On Tue, Apr 13, 2021 at 12:55 PM Serhiy Storchaka email@example.com wrote:
26.04.18 21:37, Serhiy Storchaka пише:
In Python 2.5 `0or` was accepted by the Python parser. It became an error in 2.6 because "0o" became recognizing as an incomplete octal number. `1or` still is accepted.
On other hand, `1if 2else 3` is accepted despites the fact that "2e" can be recognized as an incomplete floating point number. In this case the tokenizer pushes "e" back and returns "2".
Shouldn't it do the same with "0o"? It is possible to make `0or` be parseable again. Python implementation is able to tokenize this example:
$ echo '0or' | ./python -m tokenize 1,0-1,1: NUMBER '0' 1,1-1,3: NAME 'or' 1,3-1,4: OP '[' 1,4-1,5: OP ']' 1,5-1,6: NEWLINE '\n' 2,0-2,0: ENDMARKER ''
On other hand, all these examples look weird. There is an assymmetry: `1or 2` is a valid syntax, but `1 or2` is not. It is hard to recognize visually the boundary between a number and the following identifier or keyword, especially if numbers can contain letters ("b", "e", "j", "o", "x") and underscores, and identifiers can contain digits. On both sides of the boundary can be letters, digits, and underscores.
I propose to change the Python syntax by adding a requirement that there should be a whitespace or delimiter between a numeric literal and the following keyword.

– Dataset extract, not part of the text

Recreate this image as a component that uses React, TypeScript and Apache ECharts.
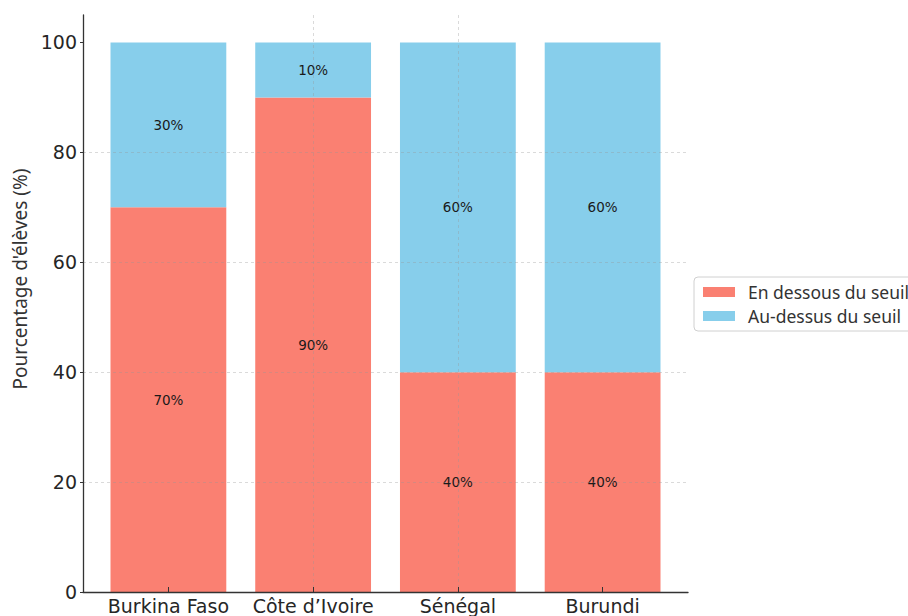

New example was found recently (see https://bugs.python.org/issue43833).
[0x1for x in (1,2)]
It is parsed as [0x1f or x in (1,2)] instead of [0x1 for x in (1,2)].
Since this code is clearly ambiguous, it makes more sense to emit a SyntaxWarning if there is no space between number and identifier.
I would totally make that a SyntaxError, and backwards compatibility be damned.